- Interactive map of Al Safa
- Coordinates: 25°10′14″N 55°13′58″E﻿ / ﻿25.17046°N 55.23273°E
- Country: United Arab Emirates
- Emirate: Dubai
- City: Dubai

Area
- • Total: 4.5 km^{2} (1.7 sq mi)

Population (2024)
- • Total: 16,986
- • Density: 3,800/km^{2} (9,800/sq mi)
- Community number: 353; 357

= Al Safa =

Al Safa (الصفا) is a locality in Dubai, United Arab Emirates (UAE). Al Safa is located in western Dubai and is bordered to the north by Jumeirah, to the south by Al Quoz, to the east by Al Wasl, and to the west by Al Manara. Al Safa is bounded to the northwest and southwest by routes D 92 (Al Wasl Road) and E 11 (Sheikh Zayed Road) respectively.

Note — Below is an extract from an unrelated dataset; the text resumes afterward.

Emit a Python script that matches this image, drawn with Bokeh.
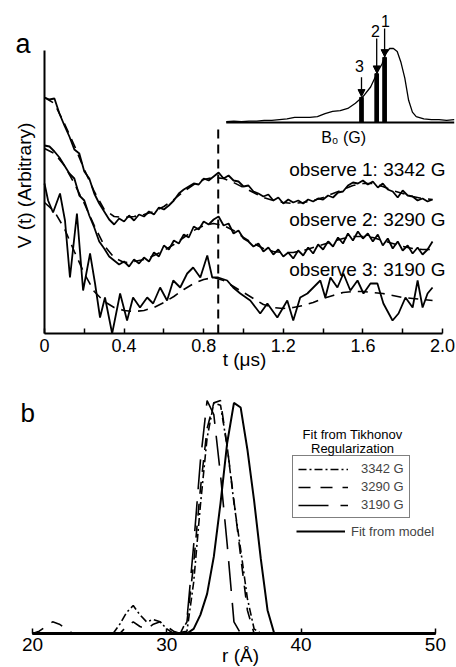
import math
from bokeh.plotting import figure
from bokeh.models import (Range1d, FixedTicker, CustomJSTickFormatter, Label, Arrow,
                          NormalHead, Legend, LegendItem)
from bokeh.layouts import column
from bokeh.embed import file_html
from bokeh.resources import INLINE

FONT = "Liberation Sans"

# ---------------- Panel a : time-domain traces ----------------
t_grid = [0, 0.025, 0.05, 0.075, 0.1, 0.125, 0.15, 0.175, 0.2, 0.225, 0.25, 0.275, 0.3, 0.325,
          0.35, 0.375, 0.4, 0.425, 0.45, 0.475, 0.5, 0.525, 0.55, 0.575, 0.6, 0.625, 0.65, 0.675,
          0.7, 0.725, 0.75, 0.775, 0.8, 0.825, 0.85, 0.875, 0.9, 0.925, 0.95, 0.975, 1.0, 1.025,
          1.05, 1.075, 1.1, 1.125, 1.15, 1.175, 1.2, 1.225, 1.25, 1.275, 1.3, 1.325, 1.35, 1.375,
          1.4, 1.425, 1.45, 1.475, 1.5, 1.525, 1.55, 1.575, 1.6, 1.625, 1.65, 1.675, 1.7, 1.725,
          1.75, 1.775, 1.8, 1.825, 1.85, 1.875, 1.9, 1.925, 1.95]
obs1 = [2.36, 2.34, 2.35, 2.20, 2.08, 1.97, 1.84, 1.80, 1.62, 1.55, 1.40, 1.30, 1.22, 1.14,
        1.09, 1.15, 1.12, 1.18, 1.13, 1.19, 1.17, 1.22, 1.19, 1.26, 1.24, 1.28, 1.33, 1.40,
        1.44, 1.47, 1.50, 1.49, 1.55, 1.53, 1.57, 1.61, 1.55, 1.58, 1.53, 1.52, 1.47, 1.48,
        1.42, 1.40, 1.37, 1.39, 1.33, 1.36, 1.30, 1.34, 1.31, 1.33, 1.30, 1.34, 1.32, 1.35,
        1.34, 1.38, 1.36, 1.41, 1.42, 1.48, 1.51, 1.50, 1.53, 1.49, 1.52, 1.46, 1.50, 1.44,
        1.42, 1.36, 1.43, 1.38, 1.37, 1.33, 1.35, 1.32, 1.34]
obs2 = [1.88, 1.87, 1.82, 1.76, 1.68, 1.60, 1.55, 1.38, 1.33, 1.18, 1.06, 0.92, 0.85, 0.77,
        0.73, 0.69, 0.72, 0.67, 0.74, 0.70, 0.76, 0.72, 0.81, 0.77, 0.88, 0.84, 0.93, 0.90,
        0.99, 0.96, 1.07, 1.04, 1.12, 1.09, 1.14, 1.17, 1.08, 1.10, 1.00, 1.03, 0.95, 0.92,
        0.87, 0.90, 0.82, 0.86, 0.79, 0.84, 0.77, 0.81, 0.75, 0.83, 0.78, 0.86, 0.80, 0.89,
        0.84, 0.92, 0.87, 0.96, 0.90, 1.00, 0.93, 1.02, 0.95, 1.00, 0.92, 0.99, 0.88, 0.95,
        0.85, 0.92, 0.83, 0.88, 0.80, 0.86, 0.79, 0.84, 0.92]
t_obs3 = [0.0, 0.018, 0.043, 0.078, 0.103, 0.128, 0.163, 0.194, 0.229, 0.254, 0.279, 0.304,
          0.34, 0.38, 0.415, 0.445, 0.48, 0.516, 0.546, 0.581, 0.616, 0.647, 0.682, 0.717,
          0.747, 0.783, 0.818, 0.843, 0.873, 0.918, 0.948, 0.984, 1.034, 1.084, 1.12, 1.17,
          1.22, 1.25, 1.285, 1.321, 1.351, 1.386, 1.411, 1.437, 1.472, 1.502, 1.537, 1.573,
          1.603, 1.638, 1.673, 1.703, 1.749, 1.779, 1.814, 1.85, 1.875, 1.9, 1.925, 1.95]
obs3 = [1.50, 1.33, 1.21, 1.40, 1.13, 0.56, 1.20, 0.43, 0.80, 0.50, 0.16, 0.36, 0.00, 0.40,
        0.13, 0.36, 0.26, 0.36, 0.30, 0.46, 0.33, 0.53, 0.46, 0.60, 0.66, 0.56, 0.78, 0.56,
        0.56, 0.53, 0.46, 0.40, 0.33, 0.20, 0.30, 0.16, 0.33, 0.13, 0.36, 0.40, 0.46, 0.53,
        0.36, 0.56, 0.46, 0.60, 0.43, 0.53, 0.40, 0.50, 0.50, 0.30, 0.13, 0.20, 0.36, 0.26,
        0.53, 0.26, 0.40, 0.46]
t_fit = [0, 0.05, 0.1, 0.15, 0.2, 0.25, 0.3, 0.35, 0.4, 0.45, 0.5, 0.55, 0.6, 0.65, 0.7, 0.75,
         0.8, 0.85, 0.9, 0.95, 1.0, 1.05, 1.1, 1.15, 1.2, 1.25, 1.3, 1.35, 1.4, 1.45, 1.5, 1.55,
         1.6, 1.65, 1.7, 1.75, 1.8, 1.85, 1.9, 1.95]
fit1 = [2.36, 2.30, 2.10, 1.88, 1.64, 1.42, 1.24, 1.17, 1.16, 1.17, 1.19, 1.22, 1.27, 1.34,
        1.42, 1.49, 1.54, 1.56, 1.55, 1.51, 1.46, 1.41, 1.36, 1.33, 1.31, 1.30, 1.31, 1.33,
        1.36, 1.40, 1.44, 1.48, 1.50, 1.50, 1.47, 1.43, 1.40, 1.37, 1.35, 1.34]
fit2 = [1.85, 1.80, 1.68, 1.50, 1.30, 1.08, 0.88, 0.76, 0.71, 0.72, 0.74, 0.78, 0.83, 0.89,
        0.96, 1.03, 1.08, 1.10, 1.08, 1.03, 0.96, 0.90, 0.85, 0.82, 0.81, 0.81, 0.83, 0.86,
        0.89, 0.92, 0.95, 0.97, 0.97, 0.96, 0.93, 0.90, 0.87, 0.85, 0.84, 0.84]
fit3 = [1.31, 1.22, 1.05, 0.82, 0.60, 0.42, 0.32, 0.26, 0.23, 0.22, 0.23, 0.26, 0.31, 0.37,
        0.44, 0.50, 0.54, 0.56, 0.53, 0.47, 0.41, 0.35, 0.29, 0.26, 0.25, 0.26, 0.28, 0.31,
        0.35, 0.38, 0.41, 0.42, 0.42, 0.41, 0.40, 0.38, 0.36, 0.35, 0.34, 0.33]
t_mark = 0.873
t_mark_top = 2.10
obs_texts = ["observe 1: 3342 G", "observe 2: 3290 G", "observe 3: 3190 G"]

# inset: field-swept spectrum
b_field = [2300, 2350, 2400, 2450, 2500, 2550, 2600, 2650, 2700, 2750, 2800, 2850, 2900, 2950,
           3000, 3050, 3100, 3150, 3200, 3250, 3300, 3325, 3350, 3375, 3400, 3425, 3450, 3475,
           3500, 3525, 3550, 3600, 3650, 3700, 3750, 3800]
b_signal = [0.01, 0.02, 0.01, 0.02, 0.02, 0.03, 0.03, 0.04, 0.05, 0.07, 0.07, 0.07, 0.08, 0.12,
            0.15, 0.16, 0.19, 0.26, 0.35, 0.48, 0.70, 0.79, 0.93, 1.00, 1.00, 0.96, 0.81, 0.60,
            0.30, 0.14, 0.08, 0.05, 0.04, 0.04, 0.03, 0.04]
obs_fields = [3342, 3290, 3190]
obs_field_signal = [0.88, 0.66, 0.34]
obs_ids = ["1", "2", "3"]

# ---------------- Panel b : distance distributions ----------------
r_3342 = [20, 26, 26.5, 27, 27.5, 28, 28.5, 29, 29.5, 30, 30.5, 31.5, 32, 32.5, 33, 33.5, 34,
          34.5, 35, 35.5, 36, 36.5, 37, 50]
p_3342 = [0, 0, 0.04, 0.09, 0.12, 0.08, 0.05, 0.06, 0.05, 0.02, 0, 0.01, 0.22, 0.55, 0.84,
          0.99, 0.98, 0.80, 0.56, 0.36, 0.15, 0.02, 0, 0]
r_3290 = [20, 20.5, 21, 21.5, 22, 22.5, 23, 26.5, 27, 27.5, 28, 28.5, 29, 29.5, 30, 30.5, 31,
          31.5, 32, 32.5, 33, 33.5, 34, 34.5, 35, 35.5, 36, 36.5, 50]
p_3290 = [0, 0.01, 0.03, 0.05, 0.04, 0.02, 0, 0, 0.03, 0.05, 0.03, 0.02, 0.04, 0.05, 0.03,
          0.01, 0, 0.05, 0.30, 0.62, 0.88, 0.99, 1.00, 0.80, 0.57, 0.33, 0.10, 0, 0]
r_3190 = [20, 31, 31.5, 32, 32.5, 33, 33.5, 34, 34.5, 35, 35.5, 50]
p_3190 = [0, 0, 0.06, 0.38, 0.74, 1.00, 0.94, 0.68, 0.38, 0.05, 0, 0]
r_model = [20, 31.5, 32, 32.5, 33, 33.5, 34, 34.5, 35, 35.5, 36, 36.5, 37, 37.5, 38, 50]
p_model = [0, 0, 0.02, 0.08, 0.17, 0.33, 0.56, 0.82, 0.99, 0.97, 0.79, 0.57, 0.32, 0.10, 0, 0]


def style(p):
    p.outline_line_color = None
    p.xgrid.visible = False
    p.ygrid.visible = False
    p.background_fill_color = "white"
    p.border_fill_color = "white"


def lab(p, x, y, text, size, align="left", baseline="middle", **kw):
    p.add_layout(Label(x=x, y=y, text=text, text_font=FONT, text_font_size=size,
                       text_align=align, text_baseline=baseline, text_color="black", **kw))


# ---------- figure a (frame = whole canvas, axes at fixed locations) ----------
pa = figure(width=456, height=372, x_range=Range1d(-0.2211, 2.0704), y_range=Range1d(-0.39, 3.33),
            output_backend="svg", toolbar_location=None, min_border=0,
            min_border_left=0, min_border_right=0, min_border_top=0, min_border_bottom=0)
style(pa)
pa.extra_x_ranges = {"B": Range1d(814.6, 3815.1)}
pa.extra_y_ranges = {"I": Range1d(-3.378, 1.6486)}

xa = pa.xaxis[0]
xa.fixed_location = 0
xa.ticker = FixedTicker(ticks=[0, 0.4, 0.8, 1.2, 1.6, 2.0], minor_ticks=[0.2, 0.6, 1.0, 1.4, 1.8])
xa.formatter = CustomJSTickFormatter(code="return tick == 0 ? '0' : tick.toFixed(1);")
xa.bounds = (0, 2.0)
xa.axis_line_width = 2
xa.major_tick_in = 5
xa.major_tick_out = 0
xa.minor_tick_in = 5
xa.minor_tick_out = 0
xa.major_tick_line_width = 1.5
xa.minor_tick_line_width = 1.5
xa.major_label_text_font = FONT
xa.major_label_text_font_size = "18px"
xa.major_label_text_color = "black"
xa.major_label_standoff = 5

ya = pa.yaxis[0]
ya.fixed_location = 0
ya.ticker = FixedTicker(ticks=[])
ya.bounds = (0, 2.83)
ya.axis_line_width = 2
ya.major_tick_in = 0
ya.major_tick_out = 0
ya.minor_tick_in = 0
ya.minor_tick_out = 0
ya.major_label_standoff = 0

for ts, vs in ((t_grid, obs1), (t_grid, obs2), (t_obs3, obs3)):
    pa.line(ts, vs, line_color="black", line_width=1.8)
for fs in (fit1, fit2, fit3):
    pa.line(t_fit, fs, line_color="black", line_width=1.6, line_dash="10 7")

pa.segment(x0=[t_mark], y0=[0], x1=[t_mark], y1=[t_mark_top], line_color="black",
           line_width=2, line_dash="9 6")

for txt, yv in zip(obs_texts, [1.636, 1.136, 0.636]):
    lab(pa, 2.015, yv, txt, "19px", align="right")

lab(pa, 1.005, -0.264, "t (\u03bcs)", "19px", align="center")
lab(pa, -0.1457, 2.895, "a", "27px")
lab(pa, -0.1005, 1.48, "V (t) (Arbitrary)", "19px", align="center", angle=math.pi / 2)

# inset
pa.line([min(b_field), max(b_field)], [0, 0], x_range_name="B", y_range_name="I",
        line_color="black", line_width=2)
pa.line(b_field, b_signal, x_range_name="B", y_range_name="I", line_color="black",
        line_width=1.3)
pa.vbar(x=obs_fields, top=obs_field_signal, bottom=0, width=24, x_range_name="B",
        y_range_name="I", fill_color="black", line_color="black")
arrow_start = [1.27, 1.135, 0.61]
id_pos = [(3348, 1.365), (3282, 1.23), (3177, 0.77)]
for f, top, st, idt, (lx, ly) in zip(obs_fields, obs_field_signal, arrow_start, obs_ids, id_pos):
    pa.add_layout(Arrow(x_start=f, y_start=st, x_end=f, y_end=top + 0.01,
                        x_range_name="B", y_range_name="I", line_width=1.3,
                        end=NormalHead(size=7, fill_color="black", line_color="black")))
    lab(pa, lx, ly, idt, "16px", align="center", x_range_name="B", y_range_name="I")
lab(pa, 3072, -0.208, "B\u2080 (G)", "16px", align="center",
    x_range_name="B", y_range_name="I")

# ---------- figure b ----------
pb = figure(width=456, height=295, x_range=Range1d(17.617, 51.57), y_range=Range1d(-0.1459, 1.1204),
            output_backend="svg", toolbar_location=None, min_border=0,
            min_border_left=0, min_border_right=0, min_border_top=0, min_border_bottom=0)
style(pb)
pb.yaxis.visible = False
xb = pb.xaxis[0]
xb.fixed_location = 0
xb.ticker = FixedTicker(ticks=[20, 30, 40, 50])
xb.bounds = (20, 50)
xb.axis_line_width = 3
xb.major_tick_in = 5
xb.major_tick_out = 0
xb.minor_tick_in = 0
xb.minor_tick_out = 0
xb.major_tick_line_width = 1.5
xb.major_label_text_font = FONT
xb.major_label_text_font_size = "19px"
xb.major_label_text_color = "black"
xb.major_label_standoff = 4

r42 = pb.line(r_3342, p_3342, line_color="black", line_width=1.6, line_dash="8 3 2 3")
r90 = pb.line(r_3290, p_3290, line_color="black", line_width=1.6, line_dash="12 10")
r19 = pb.line(r_3190, p_3190, line_color="black", line_width=1.6, line_dash="30 12")
rmo = pb.line(r_model, p_model, line_color="black", line_width=2)

leg1 = Legend(items=[LegendItem(label="3342 G", renderers=[r42]),
                     LegendItem(label="3290 G", renderers=[r90]),
                     LegendItem(label="3190 G", renderers=[r19])],
              location=(292, 149), margin=0, padding=5, spacing=3,
              glyph_width=50, glyph_height=14, label_height=14, label_width=42,
              label_standoff=13,
              label_text_font=FONT, label_text_font_size="13px",
              border_line_color="black", border_line_width=1.5, background_fill_alpha=0)
leg2 = Legend(items=[LegendItem(label="Fit from model", renderers=[rmo])],
              location=(296, 128), margin=0, padding=0, spacing=0,
              glyph_width=49, glyph_height=16, label_height=16, label_standoff=6,
              label_text_font=FONT, label_text_font_size="13px",
              border_line_alpha=0, background_fill_alpha=0)
pb.add_layout(leg1)
pb.add_layout(leg2)

lab(pb, 43.83, 0.856, "Fit from Tikhonov", "13px", align="center")
lab(pb, 43.83, 0.796, "Regularization", "13px", align="center")
lab(pb, 19.107, 0.945, "b", "26px")
lab(pb, 35.49, -0.096, "r (\u00c5)", "19px", align="center")

layout = column(pa, pb, spacing=0)
open("out.html", "w").write(file_html(layout, INLINE))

Al Safa is a residential area; Interchange No. 2 (Pepsi Interchange) of Sheikh Zayed Road forms the southeastern periphery of the locality. Al Safa terminates at Interchange No. 3. Al Safa is divided into two subcommunities — Al Safa 1 and Al Safa 2, which house extremely affluent residential communities. Important landmarks in Al Safa include Emirates English Speaking School, Jumeirah English Speaking School, Jumeirah Primary School and English College Dubai.